→ What to produce: Exactly repeat the material, dropping only the pictures.

>> Start

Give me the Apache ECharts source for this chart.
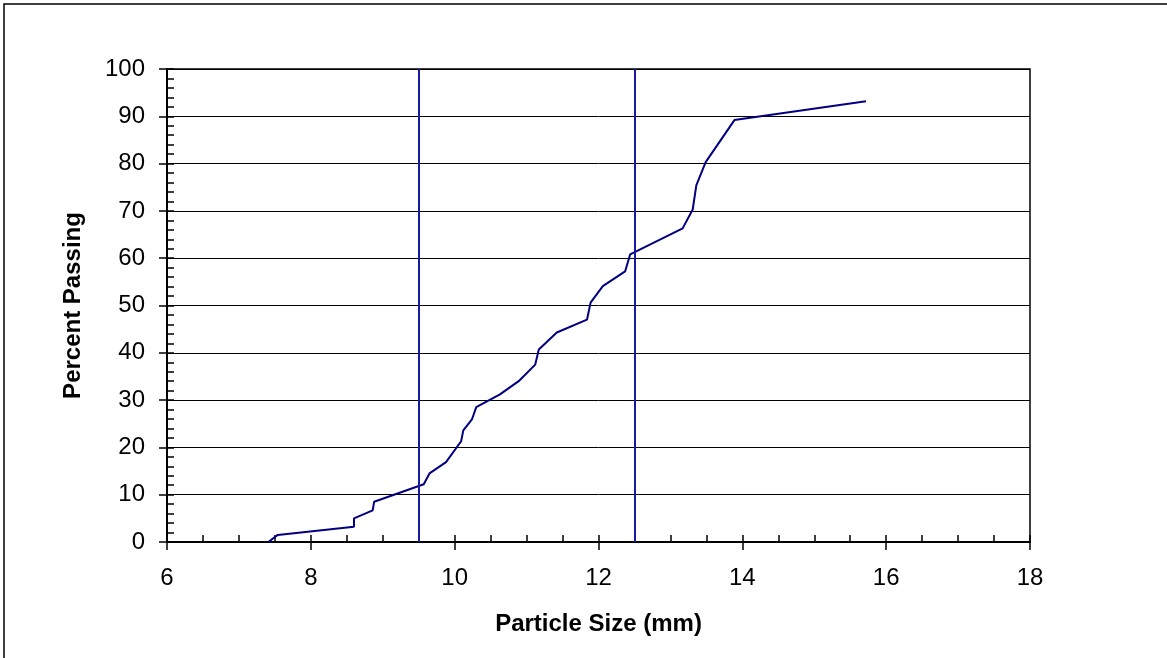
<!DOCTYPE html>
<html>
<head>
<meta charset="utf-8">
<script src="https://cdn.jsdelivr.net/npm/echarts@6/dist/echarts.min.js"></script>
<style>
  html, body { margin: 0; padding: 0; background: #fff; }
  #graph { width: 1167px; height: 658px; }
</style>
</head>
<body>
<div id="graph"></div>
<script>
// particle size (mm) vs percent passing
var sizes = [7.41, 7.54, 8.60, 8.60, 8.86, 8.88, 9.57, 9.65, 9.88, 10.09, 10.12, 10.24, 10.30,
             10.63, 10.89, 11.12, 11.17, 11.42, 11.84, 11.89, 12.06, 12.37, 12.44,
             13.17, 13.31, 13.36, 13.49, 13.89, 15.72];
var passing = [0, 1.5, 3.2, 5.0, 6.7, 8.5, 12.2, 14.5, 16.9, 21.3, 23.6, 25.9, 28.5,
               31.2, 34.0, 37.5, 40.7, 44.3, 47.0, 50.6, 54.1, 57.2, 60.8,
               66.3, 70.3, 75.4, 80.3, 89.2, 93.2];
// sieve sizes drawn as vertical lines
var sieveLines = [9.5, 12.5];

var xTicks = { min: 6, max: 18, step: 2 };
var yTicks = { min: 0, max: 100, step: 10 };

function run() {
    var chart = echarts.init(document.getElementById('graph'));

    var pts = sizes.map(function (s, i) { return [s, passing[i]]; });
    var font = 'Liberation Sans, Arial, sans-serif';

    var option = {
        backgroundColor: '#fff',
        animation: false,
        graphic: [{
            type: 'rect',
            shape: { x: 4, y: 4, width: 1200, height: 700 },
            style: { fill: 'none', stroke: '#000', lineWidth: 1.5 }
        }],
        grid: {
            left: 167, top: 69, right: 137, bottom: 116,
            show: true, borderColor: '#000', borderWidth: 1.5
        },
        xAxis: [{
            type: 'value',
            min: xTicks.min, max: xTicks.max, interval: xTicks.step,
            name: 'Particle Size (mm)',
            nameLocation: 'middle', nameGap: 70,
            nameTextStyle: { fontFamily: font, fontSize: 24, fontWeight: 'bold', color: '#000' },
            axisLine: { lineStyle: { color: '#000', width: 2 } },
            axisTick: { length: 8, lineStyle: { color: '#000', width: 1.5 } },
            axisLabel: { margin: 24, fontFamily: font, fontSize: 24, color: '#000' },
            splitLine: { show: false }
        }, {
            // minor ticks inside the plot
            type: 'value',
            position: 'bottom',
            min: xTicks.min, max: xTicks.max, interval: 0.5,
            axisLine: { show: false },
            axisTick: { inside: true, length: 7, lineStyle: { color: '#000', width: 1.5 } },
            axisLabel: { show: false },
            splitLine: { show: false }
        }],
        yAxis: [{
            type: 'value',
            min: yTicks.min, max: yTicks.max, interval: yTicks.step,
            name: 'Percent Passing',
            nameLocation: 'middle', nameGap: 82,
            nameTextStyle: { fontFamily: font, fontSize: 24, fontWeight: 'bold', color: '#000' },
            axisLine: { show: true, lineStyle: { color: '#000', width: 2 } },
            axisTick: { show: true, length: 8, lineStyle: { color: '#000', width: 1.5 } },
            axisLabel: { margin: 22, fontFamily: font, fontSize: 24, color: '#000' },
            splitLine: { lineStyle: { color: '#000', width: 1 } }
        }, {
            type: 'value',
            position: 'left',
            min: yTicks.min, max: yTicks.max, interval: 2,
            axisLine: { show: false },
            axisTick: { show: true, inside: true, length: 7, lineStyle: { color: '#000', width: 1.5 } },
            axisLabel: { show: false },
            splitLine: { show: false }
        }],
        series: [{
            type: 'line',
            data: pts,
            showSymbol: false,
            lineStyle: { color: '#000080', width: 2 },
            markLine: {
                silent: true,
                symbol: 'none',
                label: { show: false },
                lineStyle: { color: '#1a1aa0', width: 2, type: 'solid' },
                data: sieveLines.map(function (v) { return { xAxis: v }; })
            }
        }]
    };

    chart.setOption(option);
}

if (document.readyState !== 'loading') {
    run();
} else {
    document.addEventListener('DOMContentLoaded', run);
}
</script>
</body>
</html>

>> End

→ Output for this exercise:
Give me the Apache ECharts source for this chart.
<!DOCTYPE html>
<html>
<head>
<meta charset="utf-8">
<script src="https://cdn.jsdelivr.net/npm/echarts@6/dist/echarts.min.js"></script>
<style>
  html, body { margin: 0; padding: 0; background: #fff; }
  #graph { width: 1167px; height: 658px; }
</style>
</head>
<body>
<div id="graph"></div>
<script>
// particle size (mm) vs percent passing
var sizes = [7.41, 7.54, 8.60, 8.60, 8.86, 8.88, 9.57, 9.65, 9.88, 10.09, 10.12, 10.24, 10.30,
             10.63, 10.89, 11.12, 11.17, 11.42, 11.84, 11.89, 12.06, 12.37, 12.44,
             13.17, 13.31, 13.36, 13.49, 13.89, 15.72];
var passing = [0, 1.5, 3.2, 5.0, 6.7, 8.5, 12.2, 14.5, 16.9, 21.3, 23.6, 25.9, 28.5,
               31.2, 34.0, 37.5, 40.7, 44.3, 47.0, 50.6, 54.1, 57.2, 60.8,
               66.3, 70.3, 75.4, 80.3, 89.2, 93.2];
// sieve sizes drawn as vertical lines
var sieveLines = [9.5, 12.5];

var xTicks = { min: 6, max: 18, step: 2 };
var yTicks = { min: 0, max: 100, step: 10 };

function run() {
    var chart = echarts.init(document.getElementById('graph'));

    var pts = sizes.map(function (s, i) { return [s, passing[i]]; });
    var font = 'Liberation Sans, Arial, sans-serif';

    var option = {
        backgroundColor: '#fff',
        animation: false,
        graphic: [{
            type: 'rect',
            shape: { x: 4, y: 4, width: 1200, height: 700 },
            style: { fill: 'none', stroke: '#000', lineWidth: 1.5 }
        }],
        grid: {
            left: 167, top: 69, right: 137, bottom: 116,
            show: true, borderColor: '#000', borderWidth: 1.5
        },
        xAxis: [{
            type: 'value',
            min: xTicks.min, max: xTicks.max, interval: xTicks.step,
            name: 'Particle Size (mm)',
            nameLocation: 'middle', nameGap: 70,
            nameTextStyle: { fontFamily: font, fontSize: 24, fontWeight: 'bold', color: '#000' },
            axisLine: { lineStyle: { color: '#000', width: 2 } },
            axisTick: { length: 8, lineStyle: { color: '#000', width: 1.5 } },
            axisLabel: { margin: 24, fontFamily: font, fontSize: 24, color: '#000' },
            splitLine: { show: false }
        }, {
            // minor ticks inside the plot
            type: 'value',
            position: 'bottom',
            min: xTicks.min, max: xTicks.max, interval: 0.5,
            axisLine: { show: false },
            axisTick: { inside: true, length: 7, lineStyle: { color: '#000', width: 1.5 } },
            axisLabel: { show: false },
            splitLine: { show: false }
        }],
        yAxis: [{
            type: 'value',
            min: yTicks.min, max: yTicks.max, interval: yTicks.step,
            name: 'Percent Passing',
            nameLocation: 'middle', nameGap: 82,
            nameTextStyle: { fontFamily: font, fontSize: 24, fontWeight: 'bold', color: '#000' },
            axisLine: { show: true, lineStyle: { color: '#000', width: 2 } },
            axisTick: { show: true, length: 8, lineStyle: { color: '#000', width: 1.5 } },
            axisLabel: { margin: 22, fontFamily: font, fontSize: 24, color: '#000' },
            splitLine: { lineStyle: { color: '#000', width: 1 } }
        }, {
            type: 'value',
            position: 'left',
            min: yTicks.min, max: yTicks.max, interval: 2,
            axisLine: { show: false },
            axisTick: { show: true, inside: true, length: 7, lineStyle: { color: '#000', width: 1.5 } },
            axisLabel: { show: false },
            splitLine: { show: false }
        }],
        series: [{
            type: 'line',
            data: pts,
            showSymbol: false,
            lineStyle: { color: '#000080', width: 2 },
            markLine: {
                silent: true,
                symbol: 'none',
                label: { show: false },
                lineStyle: { color: '#1a1aa0', width: 2, type: 'solid' },
                data: sieveLines.map(function (v) { return { xAxis: v }; })
            }
        }]
    };

    chart.setOption(option);
}

if (document.readyState !== 'loading') {
    run();
} else {
    document.addEventListener('DOMContentLoaded', run);
}
</script>
</body>
</html>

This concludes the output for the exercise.